WHAT YOU ARE ASKED TO DO: Below are records that hold pictures; write out only the lines from their start through the line with "(obtxt) at (652,48.5)", exactly, and drop the pictures.

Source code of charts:
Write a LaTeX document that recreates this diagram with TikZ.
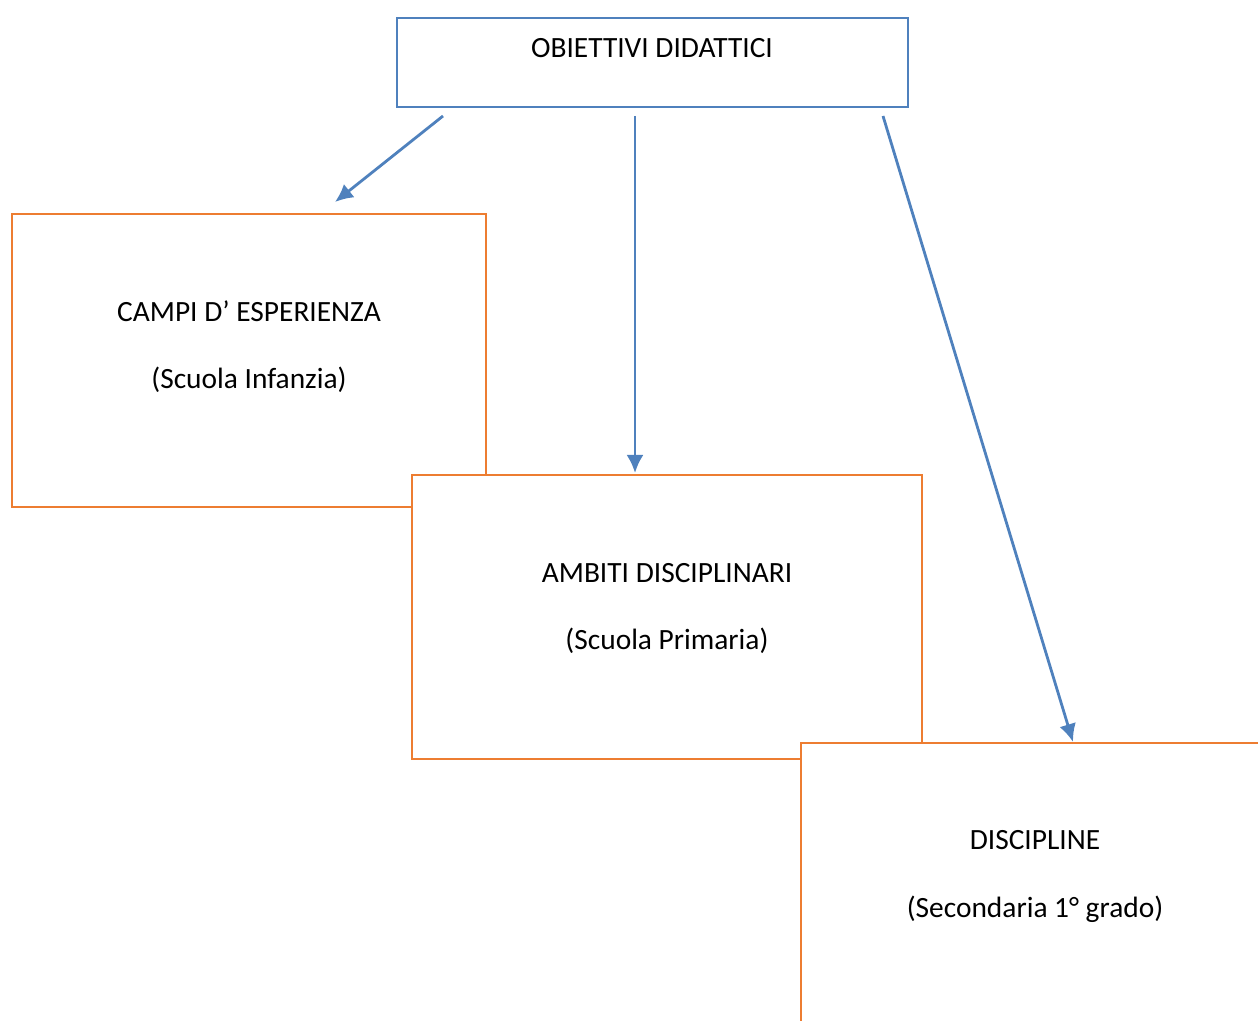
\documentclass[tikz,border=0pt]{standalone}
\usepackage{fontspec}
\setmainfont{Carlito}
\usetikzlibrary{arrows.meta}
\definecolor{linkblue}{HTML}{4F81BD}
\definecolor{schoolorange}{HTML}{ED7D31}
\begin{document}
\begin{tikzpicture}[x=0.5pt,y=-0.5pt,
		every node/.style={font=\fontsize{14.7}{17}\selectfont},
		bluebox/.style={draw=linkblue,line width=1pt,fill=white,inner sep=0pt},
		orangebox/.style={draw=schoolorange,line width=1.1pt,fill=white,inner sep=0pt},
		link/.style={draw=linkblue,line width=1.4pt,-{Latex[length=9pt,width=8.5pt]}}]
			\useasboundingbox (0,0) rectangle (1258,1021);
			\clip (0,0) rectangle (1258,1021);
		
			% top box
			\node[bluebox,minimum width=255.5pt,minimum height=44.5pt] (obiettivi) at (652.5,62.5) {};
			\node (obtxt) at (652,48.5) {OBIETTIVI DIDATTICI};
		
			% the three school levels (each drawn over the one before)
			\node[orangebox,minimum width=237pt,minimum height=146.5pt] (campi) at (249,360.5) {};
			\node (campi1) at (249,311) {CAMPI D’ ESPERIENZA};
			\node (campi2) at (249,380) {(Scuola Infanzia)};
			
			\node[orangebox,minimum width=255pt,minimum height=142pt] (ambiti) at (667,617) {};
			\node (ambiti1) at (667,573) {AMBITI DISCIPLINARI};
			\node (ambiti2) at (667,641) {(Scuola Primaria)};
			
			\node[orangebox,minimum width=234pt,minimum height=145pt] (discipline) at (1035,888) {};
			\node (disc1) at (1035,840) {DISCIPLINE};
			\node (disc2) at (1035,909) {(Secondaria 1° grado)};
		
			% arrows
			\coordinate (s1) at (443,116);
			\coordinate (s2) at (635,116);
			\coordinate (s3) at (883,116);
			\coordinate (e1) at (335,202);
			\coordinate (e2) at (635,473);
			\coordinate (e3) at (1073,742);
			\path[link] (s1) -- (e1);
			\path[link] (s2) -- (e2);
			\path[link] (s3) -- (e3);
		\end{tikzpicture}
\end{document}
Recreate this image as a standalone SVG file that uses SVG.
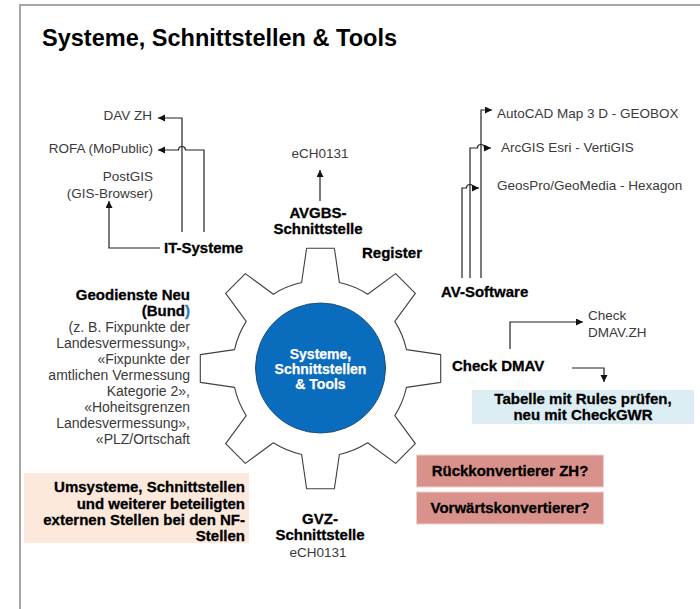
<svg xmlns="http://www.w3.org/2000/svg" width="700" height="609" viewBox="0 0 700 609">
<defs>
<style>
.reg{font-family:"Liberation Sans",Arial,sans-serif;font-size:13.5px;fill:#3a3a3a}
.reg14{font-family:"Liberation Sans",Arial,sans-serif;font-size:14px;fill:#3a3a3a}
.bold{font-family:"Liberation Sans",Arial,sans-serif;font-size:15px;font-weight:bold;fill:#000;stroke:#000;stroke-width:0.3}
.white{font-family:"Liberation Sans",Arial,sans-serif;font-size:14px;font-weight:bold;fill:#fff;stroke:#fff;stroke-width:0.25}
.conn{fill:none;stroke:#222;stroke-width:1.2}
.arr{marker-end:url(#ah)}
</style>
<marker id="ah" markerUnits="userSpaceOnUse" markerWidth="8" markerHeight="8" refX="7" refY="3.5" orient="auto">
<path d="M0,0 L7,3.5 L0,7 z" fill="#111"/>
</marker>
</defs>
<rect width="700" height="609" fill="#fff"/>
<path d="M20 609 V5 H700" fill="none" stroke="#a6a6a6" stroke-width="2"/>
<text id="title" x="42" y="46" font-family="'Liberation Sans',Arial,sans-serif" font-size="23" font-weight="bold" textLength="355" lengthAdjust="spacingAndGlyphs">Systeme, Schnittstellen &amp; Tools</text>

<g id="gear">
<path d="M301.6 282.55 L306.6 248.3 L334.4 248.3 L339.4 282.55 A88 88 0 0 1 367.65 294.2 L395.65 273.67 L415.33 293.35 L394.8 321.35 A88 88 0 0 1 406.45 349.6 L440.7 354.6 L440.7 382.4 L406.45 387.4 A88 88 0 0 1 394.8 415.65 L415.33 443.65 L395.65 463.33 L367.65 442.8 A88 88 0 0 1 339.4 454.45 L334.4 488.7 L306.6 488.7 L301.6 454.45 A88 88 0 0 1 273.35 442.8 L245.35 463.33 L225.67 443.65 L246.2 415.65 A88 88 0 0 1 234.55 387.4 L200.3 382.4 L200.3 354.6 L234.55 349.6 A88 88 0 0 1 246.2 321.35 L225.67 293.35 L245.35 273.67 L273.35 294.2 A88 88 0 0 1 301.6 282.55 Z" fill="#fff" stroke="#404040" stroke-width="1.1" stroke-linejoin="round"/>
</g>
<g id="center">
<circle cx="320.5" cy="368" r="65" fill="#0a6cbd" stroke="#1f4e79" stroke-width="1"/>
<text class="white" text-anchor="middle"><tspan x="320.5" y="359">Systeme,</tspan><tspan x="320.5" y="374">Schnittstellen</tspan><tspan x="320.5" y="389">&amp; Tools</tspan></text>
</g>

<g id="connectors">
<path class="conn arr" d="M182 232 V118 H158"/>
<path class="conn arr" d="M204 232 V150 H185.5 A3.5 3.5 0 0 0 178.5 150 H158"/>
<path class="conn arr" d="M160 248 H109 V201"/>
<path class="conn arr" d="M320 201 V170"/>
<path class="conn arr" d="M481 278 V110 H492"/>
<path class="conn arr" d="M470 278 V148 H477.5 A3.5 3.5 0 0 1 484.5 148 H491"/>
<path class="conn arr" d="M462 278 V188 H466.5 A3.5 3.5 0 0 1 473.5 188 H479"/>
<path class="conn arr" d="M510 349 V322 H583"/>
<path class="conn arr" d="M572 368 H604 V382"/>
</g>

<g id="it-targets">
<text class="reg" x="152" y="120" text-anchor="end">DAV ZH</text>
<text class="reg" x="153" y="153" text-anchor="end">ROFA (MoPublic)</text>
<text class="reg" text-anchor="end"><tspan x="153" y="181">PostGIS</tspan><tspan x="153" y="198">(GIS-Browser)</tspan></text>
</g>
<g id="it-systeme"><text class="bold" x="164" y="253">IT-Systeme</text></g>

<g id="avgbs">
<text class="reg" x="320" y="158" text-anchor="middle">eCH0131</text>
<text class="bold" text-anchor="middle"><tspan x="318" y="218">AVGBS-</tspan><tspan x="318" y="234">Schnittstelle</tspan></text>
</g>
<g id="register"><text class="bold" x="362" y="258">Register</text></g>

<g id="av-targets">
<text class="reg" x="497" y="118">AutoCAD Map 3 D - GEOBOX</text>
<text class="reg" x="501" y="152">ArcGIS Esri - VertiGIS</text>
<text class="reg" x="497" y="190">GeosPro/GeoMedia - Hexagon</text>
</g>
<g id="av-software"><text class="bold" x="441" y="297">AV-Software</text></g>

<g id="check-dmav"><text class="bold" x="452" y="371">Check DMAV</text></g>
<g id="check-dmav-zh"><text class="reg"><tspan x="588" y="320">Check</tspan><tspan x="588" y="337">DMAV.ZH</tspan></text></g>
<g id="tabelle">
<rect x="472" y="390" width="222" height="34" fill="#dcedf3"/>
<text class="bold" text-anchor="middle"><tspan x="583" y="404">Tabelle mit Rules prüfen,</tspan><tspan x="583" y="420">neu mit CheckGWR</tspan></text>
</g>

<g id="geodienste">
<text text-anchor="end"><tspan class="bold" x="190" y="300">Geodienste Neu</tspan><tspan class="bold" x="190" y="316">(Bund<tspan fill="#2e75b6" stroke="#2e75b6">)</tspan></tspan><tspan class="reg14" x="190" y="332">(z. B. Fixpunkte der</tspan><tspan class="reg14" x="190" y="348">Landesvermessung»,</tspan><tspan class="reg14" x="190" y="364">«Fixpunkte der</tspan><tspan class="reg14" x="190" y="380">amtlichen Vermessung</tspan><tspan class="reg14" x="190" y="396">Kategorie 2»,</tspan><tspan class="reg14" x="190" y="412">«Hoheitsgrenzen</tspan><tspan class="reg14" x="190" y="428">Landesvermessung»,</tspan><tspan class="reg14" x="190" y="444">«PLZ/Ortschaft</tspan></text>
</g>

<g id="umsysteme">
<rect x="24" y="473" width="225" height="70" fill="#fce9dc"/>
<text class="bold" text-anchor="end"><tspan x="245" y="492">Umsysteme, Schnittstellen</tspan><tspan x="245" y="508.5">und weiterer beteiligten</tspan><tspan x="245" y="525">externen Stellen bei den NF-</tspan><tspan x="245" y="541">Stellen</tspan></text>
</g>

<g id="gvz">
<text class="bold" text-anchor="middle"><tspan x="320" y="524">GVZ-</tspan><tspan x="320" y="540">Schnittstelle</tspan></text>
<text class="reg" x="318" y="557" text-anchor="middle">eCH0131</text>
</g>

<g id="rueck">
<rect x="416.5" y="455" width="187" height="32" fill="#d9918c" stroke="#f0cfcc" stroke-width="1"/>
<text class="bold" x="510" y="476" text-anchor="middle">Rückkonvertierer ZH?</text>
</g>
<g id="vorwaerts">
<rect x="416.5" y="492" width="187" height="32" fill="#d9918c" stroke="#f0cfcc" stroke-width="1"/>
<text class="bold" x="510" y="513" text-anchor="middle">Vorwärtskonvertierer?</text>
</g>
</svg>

RESULT OF THIS TASK:
Write a LaTeX document that recreates this diagram with TikZ.
\documentclass[tikz,border=0pt]{standalone}
\usepackage{fontspec}
\setmainfont{Carlito}
\usetikzlibrary{arrows.meta}
\definecolor{linkblue}{HTML}{4F81BD}
\definecolor{schoolorange}{HTML}{ED7D31}
\begin{document}
\begin{tikzpicture}[x=0.5pt,y=-0.5pt,
		every node/.style={font=\fontsize{14.7}{17}\selectfont},
		bluebox/.style={draw=linkblue,line width=1pt,fill=white,inner sep=0pt},
		orangebox/.style={draw=schoolorange,line width=1.1pt,fill=white,inner sep=0pt},
		link/.style={draw=linkblue,line width=1.4pt,-{Latex[length=9pt,width=8.5pt]}}]
			\useasboundingbox (0,0) rectangle (1258,1021);
			\clip (0,0) rectangle (1258,1021);
		
			% top box
			\node[bluebox,minimum width=255.5pt,minimum height=44.5pt] (obiettivi) at (652.5,62.5) {};
			\node (obtxt) at (652,48.5) {OBIETTIVI DIDATTICI};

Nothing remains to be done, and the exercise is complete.